Oil and natural gas prices reached a “near parity” in 2003, trading at a 6:1 ratio, but the discount grew to a third in 2005, and by the end of the first eight months of this year, the oil-versus-gas discount ballooned to 78%, hitting Canada’s gas industry particularly hard, according to energy consultant Ziff Energy Group.

The difficulties in making money in Canada’s gas fields make it a particularly trying time to revise the royalty regime in Alberta, the most prolific Canadian gas province, said CEO Paul Ziff. An Alberta royalty review panel last week recommended increased levies on natural gas, conventional liquid oil and oilsands production.

The discount between oil and gas prices is “enormous,” said Ziff. The public perceives Western Canada as the heart of the country’s oil and gas industry, but “the reality today is a predominantly natural gas conventional industry, alongside the burgeoning unconventional oilsands industry. In the last several years, gas drilling has accounted for three quarters of conventional drilling activity in Western Canada and no wells for oilsands mining.” (Ziff’s drilling statistics excluded deeper oilsands development, which requires “many fewer wells” for steam-assisted gravity drainage).

However, “in contrast to headlines about crude oil, where international issues are leading to new highs almost weekly, natural gas prices are very low, and remain in serious doldrums,” Ziff said. “The price discount of natural gas from its heating equivalent value to crude oil has steadily eroded gas value and has become worse over the past five years. The gas price is not following the oil price up; consequently, new Western Canada gas-directed activity has dropped sharply, which will lead to a larger drop in gas production next year, due to the high decline rate for Western Canada gas production.”

Western Canadian operators also have faced a significant rise in service costs over the past 30 months, Ziff noted. His company’s research “clearly indicates that Alberta gas economics for new gas activity are at a significant disadvantage compared to most U.S. gas basins. As a result, gas drillers have sharply reduced their once robust activity levels, resulting in many thousands of layoffs in the service industry across Alberta.”

Another worry: the proven gas reserve life in Canada is under nine years and “considerable drilling activity is needed annually to slow the rapid decline,” according to Ziff research.

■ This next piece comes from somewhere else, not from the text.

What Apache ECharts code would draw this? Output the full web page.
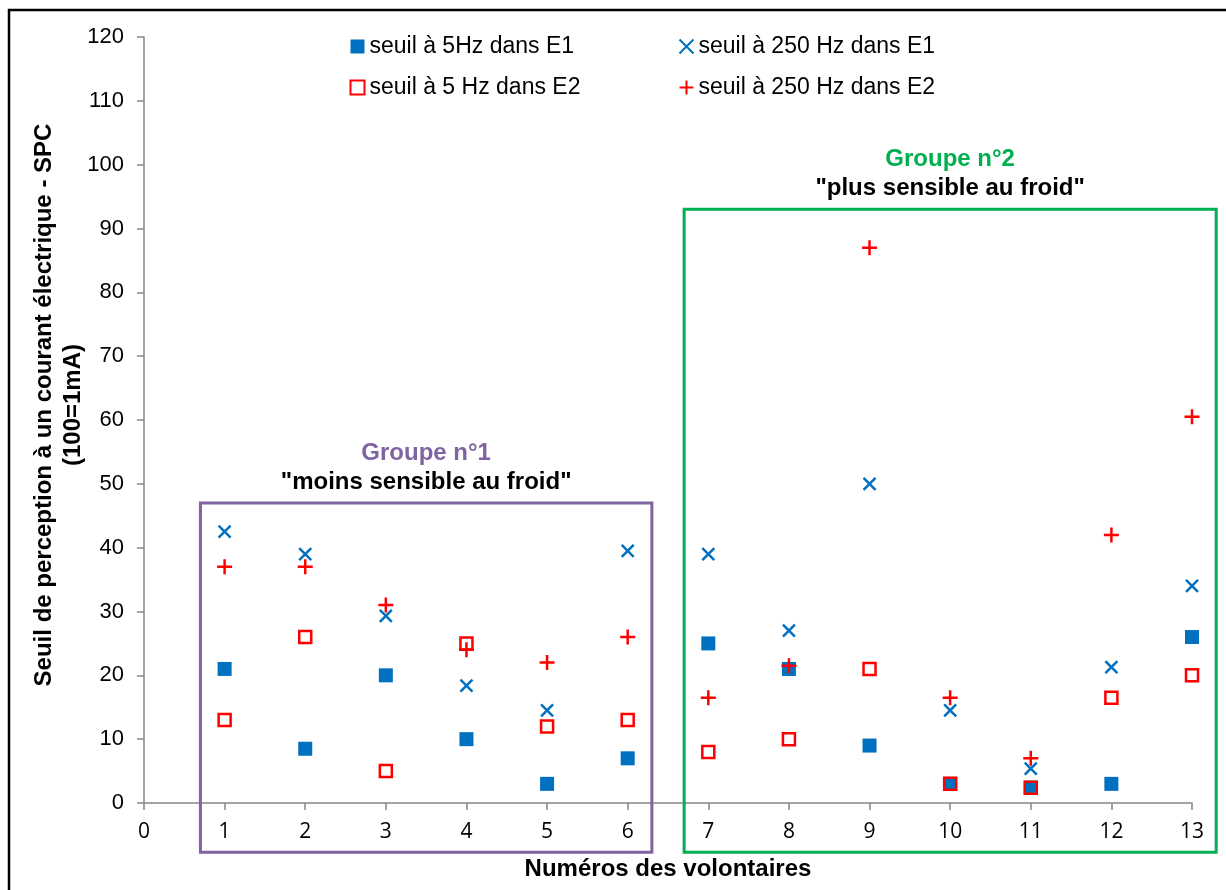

However, maintaining the existing level of production in Western Canada is unlikely, said Ziff’s Bill Gwozd, vice president of gas consulting. Gwozd said that if gas prices were to become relinked to oil prices, there would be an opportunity for increased gas royalties; however, the timing of increased royalties for the gas sector now would have a “very unfortunate effect on the industry should the recommendations be accepted and implemented.”